====== Information supplied ======

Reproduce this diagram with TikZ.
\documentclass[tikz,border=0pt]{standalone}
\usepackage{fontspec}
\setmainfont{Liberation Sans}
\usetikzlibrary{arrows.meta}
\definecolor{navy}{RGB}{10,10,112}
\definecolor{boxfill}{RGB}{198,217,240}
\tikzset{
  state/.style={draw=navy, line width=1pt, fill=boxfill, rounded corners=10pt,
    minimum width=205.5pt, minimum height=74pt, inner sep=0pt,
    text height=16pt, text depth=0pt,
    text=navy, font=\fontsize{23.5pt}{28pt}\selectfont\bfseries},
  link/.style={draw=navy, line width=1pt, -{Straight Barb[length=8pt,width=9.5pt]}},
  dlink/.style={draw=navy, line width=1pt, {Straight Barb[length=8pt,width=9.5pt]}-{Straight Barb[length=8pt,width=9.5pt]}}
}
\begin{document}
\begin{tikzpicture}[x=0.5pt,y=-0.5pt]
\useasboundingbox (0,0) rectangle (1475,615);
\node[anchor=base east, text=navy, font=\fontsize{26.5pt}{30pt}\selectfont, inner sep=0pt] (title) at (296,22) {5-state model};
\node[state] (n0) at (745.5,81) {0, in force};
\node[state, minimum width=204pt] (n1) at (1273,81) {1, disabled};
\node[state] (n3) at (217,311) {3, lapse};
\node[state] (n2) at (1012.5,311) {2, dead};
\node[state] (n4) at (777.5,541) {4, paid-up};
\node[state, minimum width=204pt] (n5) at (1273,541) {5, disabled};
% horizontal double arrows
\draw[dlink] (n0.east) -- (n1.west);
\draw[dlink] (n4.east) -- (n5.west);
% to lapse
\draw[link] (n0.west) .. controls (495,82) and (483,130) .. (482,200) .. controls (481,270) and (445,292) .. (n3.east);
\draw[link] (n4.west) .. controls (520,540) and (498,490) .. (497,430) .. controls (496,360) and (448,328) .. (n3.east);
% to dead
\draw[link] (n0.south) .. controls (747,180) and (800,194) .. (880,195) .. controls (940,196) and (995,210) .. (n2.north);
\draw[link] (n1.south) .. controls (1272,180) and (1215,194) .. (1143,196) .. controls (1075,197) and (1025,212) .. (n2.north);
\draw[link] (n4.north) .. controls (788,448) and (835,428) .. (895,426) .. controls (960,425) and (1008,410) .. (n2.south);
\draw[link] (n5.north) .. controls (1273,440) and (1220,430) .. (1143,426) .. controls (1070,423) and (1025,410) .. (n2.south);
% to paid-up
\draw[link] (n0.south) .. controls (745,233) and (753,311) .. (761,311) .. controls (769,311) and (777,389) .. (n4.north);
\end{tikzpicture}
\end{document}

======
====== Information supplied ======

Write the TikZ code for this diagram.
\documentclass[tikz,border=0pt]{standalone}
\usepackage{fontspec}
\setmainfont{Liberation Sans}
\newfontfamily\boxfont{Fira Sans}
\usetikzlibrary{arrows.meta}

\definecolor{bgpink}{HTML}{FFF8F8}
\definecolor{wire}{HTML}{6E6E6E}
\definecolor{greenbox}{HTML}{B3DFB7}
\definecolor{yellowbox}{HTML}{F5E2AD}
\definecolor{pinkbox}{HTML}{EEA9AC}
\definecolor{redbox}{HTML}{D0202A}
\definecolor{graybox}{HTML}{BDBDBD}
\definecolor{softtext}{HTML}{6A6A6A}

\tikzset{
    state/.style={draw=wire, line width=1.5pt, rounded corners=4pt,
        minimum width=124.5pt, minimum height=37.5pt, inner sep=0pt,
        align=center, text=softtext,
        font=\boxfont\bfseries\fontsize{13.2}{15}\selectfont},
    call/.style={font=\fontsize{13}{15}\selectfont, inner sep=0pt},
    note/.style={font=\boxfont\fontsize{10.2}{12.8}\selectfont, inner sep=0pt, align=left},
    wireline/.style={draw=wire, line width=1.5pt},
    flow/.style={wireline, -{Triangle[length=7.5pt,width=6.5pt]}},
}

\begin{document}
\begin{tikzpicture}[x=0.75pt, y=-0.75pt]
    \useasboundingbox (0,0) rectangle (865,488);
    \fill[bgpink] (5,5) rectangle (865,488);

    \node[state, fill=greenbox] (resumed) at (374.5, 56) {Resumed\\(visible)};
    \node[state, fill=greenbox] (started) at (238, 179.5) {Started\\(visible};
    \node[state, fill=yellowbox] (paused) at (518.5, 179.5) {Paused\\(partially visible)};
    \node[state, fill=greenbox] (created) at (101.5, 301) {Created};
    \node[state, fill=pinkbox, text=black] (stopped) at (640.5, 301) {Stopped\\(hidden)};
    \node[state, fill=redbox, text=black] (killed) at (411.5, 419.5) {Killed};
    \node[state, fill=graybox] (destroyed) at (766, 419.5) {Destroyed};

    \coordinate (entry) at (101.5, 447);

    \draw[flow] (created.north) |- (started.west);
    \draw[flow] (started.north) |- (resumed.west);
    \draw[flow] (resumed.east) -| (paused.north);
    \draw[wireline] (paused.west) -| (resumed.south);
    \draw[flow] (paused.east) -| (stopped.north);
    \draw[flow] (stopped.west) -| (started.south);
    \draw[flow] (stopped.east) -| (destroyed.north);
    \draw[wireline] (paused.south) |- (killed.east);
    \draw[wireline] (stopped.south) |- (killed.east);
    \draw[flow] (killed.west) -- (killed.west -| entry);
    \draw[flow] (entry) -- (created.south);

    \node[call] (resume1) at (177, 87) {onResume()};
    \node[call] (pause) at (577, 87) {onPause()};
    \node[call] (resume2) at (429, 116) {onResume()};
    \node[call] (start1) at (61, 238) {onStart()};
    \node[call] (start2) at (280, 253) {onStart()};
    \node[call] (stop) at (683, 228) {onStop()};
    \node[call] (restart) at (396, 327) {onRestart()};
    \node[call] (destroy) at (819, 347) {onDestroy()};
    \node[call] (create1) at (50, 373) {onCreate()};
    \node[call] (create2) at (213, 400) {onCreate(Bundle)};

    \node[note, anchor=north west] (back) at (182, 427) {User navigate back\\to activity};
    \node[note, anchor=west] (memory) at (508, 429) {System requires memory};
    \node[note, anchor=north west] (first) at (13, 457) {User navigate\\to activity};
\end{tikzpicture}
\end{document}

======

# Exercise prompt
All lines above with "this" in them should be returned.

# The answer
Reproduce this diagram with TikZ.
Write the TikZ code for this diagram.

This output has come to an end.